How do you show that some given equations define a k-dimensional submanifold in an open neighborhood of the origin?
For example, I am given the equations
$f_1(\mathbf{x}) = e^{x_1} + e^{x_2} + e^{x_3} + x_1x_2x_3 - 3,$
$f_2(\mathbf{x}) = x_1 + x_2^2 + x_3^3 + \sin\left(e^{x_1x_2x_3}-1\right).$
and I want to show that $f_1(\mathbf{x}) = f_2(\mathbf{x}) = 0$ defines a one-dimensional submanifold in an open neighborhood of the origin.
What is the general approach for this kind of problem?
The general approach is that there's one big theorem: the Implicit Function Theorem. You should be familiar with the special case of a function from $\mathbb{R}^2$ to $\mathbb{R}^1$ from a basic calculus class; this generalizes that.

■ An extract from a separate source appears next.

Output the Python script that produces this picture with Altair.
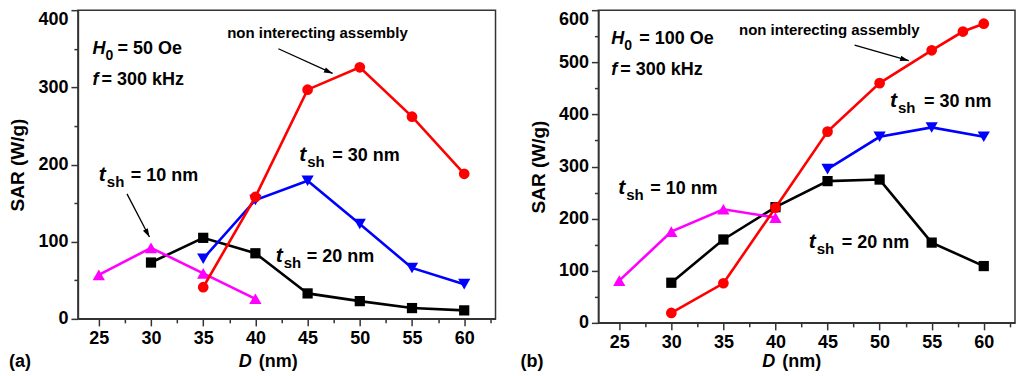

We have a differentiable function $f$ from some open subset of $\mathbb{R}^n$ to $\mathbb{R}^m$, such that $f(a)=b$. Look at the $m\times n$ derivative matrix $f'(a)$. If the columns of $f'(a)$ span $\mathbb{R}^m$, then the level set $\{x:f(x)=b\}$ is locally a $(n-m)$-dimensional manifold near $a$. Also, if we choose $m$ linearly independent columns from $f'(a)$, we can locally parametrize the level set in terms of the variables corresponding to the other columns.
So, your example. The function $f\begin{pmatrix}x_1\\x_2\\x_3\end{pmatrix} = \begin{pmatrix}e^{x_1}+e^{x_2}+e^{x_3}+x_1x_2x_3-3\\ x_1+x_2^2+x_3^3+\sin(e^{x_1x_2x_3}-1)\end{pmatrix}$ has derivative $$f'\begin{pmatrix}x_1\\x_2\\x_3\end{pmatrix}=\begin{pmatrix}e^{x_1}+x_2x_3&e^{x_2}+x_1x_3&e^{x_3}+x_1x_2\\ 1+x_2x_3e^{p}\cos(e^{p}-1)&2x_2+x_1x_3e^{p}\cos(e^{p}-1)&3x_3^2+x_1x_2e^{p}\cos(e^{p}-1)\end{pmatrix}$$ (abbreviating $x_1x_2x_3$ as $p$). Evaluate at the origin, and $$f'\begin{pmatrix}0\\0\\0\end{pmatrix}=\begin{pmatrix}1&1&1\\ 1&0&0\end{pmatrix}$$ The first two columns are linearly independent, so we can write $x_1$ and $x_2$ as functions of $x_3$ in the level set here. We can't explicitly write down formulas for those functions, but we can differentiate them implicitly.